Oxfordshire's hunts, now reborn as hound exercise clubs, met as usual for the traditional start of the hunting season on Saturday and insisted their activities were within the law.

About 90 members of the Bicester and Whaddon Chase Hound Exercise Club met last Thursday for their opening exercise and 60 riders gathered again on Saturday for a meeting.

Club secretary Robert Vallance said: "We were meeting as we normally would at the start of the hunting season.

"Our main aims at the moment are to act at all times within the law and to maintain the structure and integrity of the club with regard to staff and the hounds until such time as the law is changed.

"Our activities simulate hunting. We create artificial scent lines for the hounds. This way we're still providing sport for our members, but we're within the law.

"Our numbers are still holding up well. The support we're receiving is stronger than ever before."

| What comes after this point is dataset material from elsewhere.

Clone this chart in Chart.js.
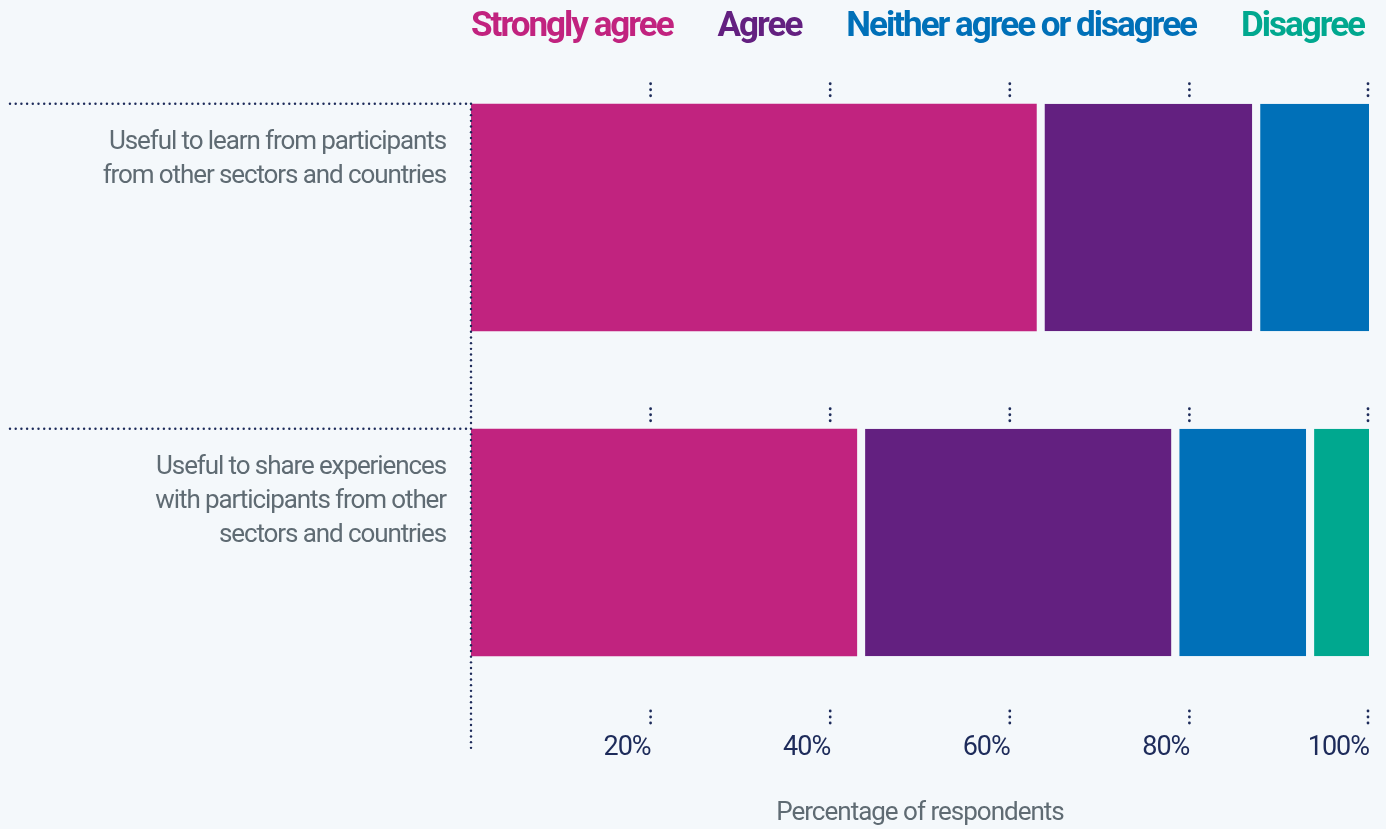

The club plans to meet three or four times a week in its territory in north Oxfordshire, Buckinghamshire, Northamptonshire and south Warwickshire.

Penny Little, an anti-hunting campaigner who lives in Great Haseley and is county chairman of Protect Our Wild Animals, was in Warwickshire over the weekend to monitor hunts.

She said: "Hunt monitors need more back-up from the police. We're very vulnerable. We're on the receiving end of a considerable amount of abuse."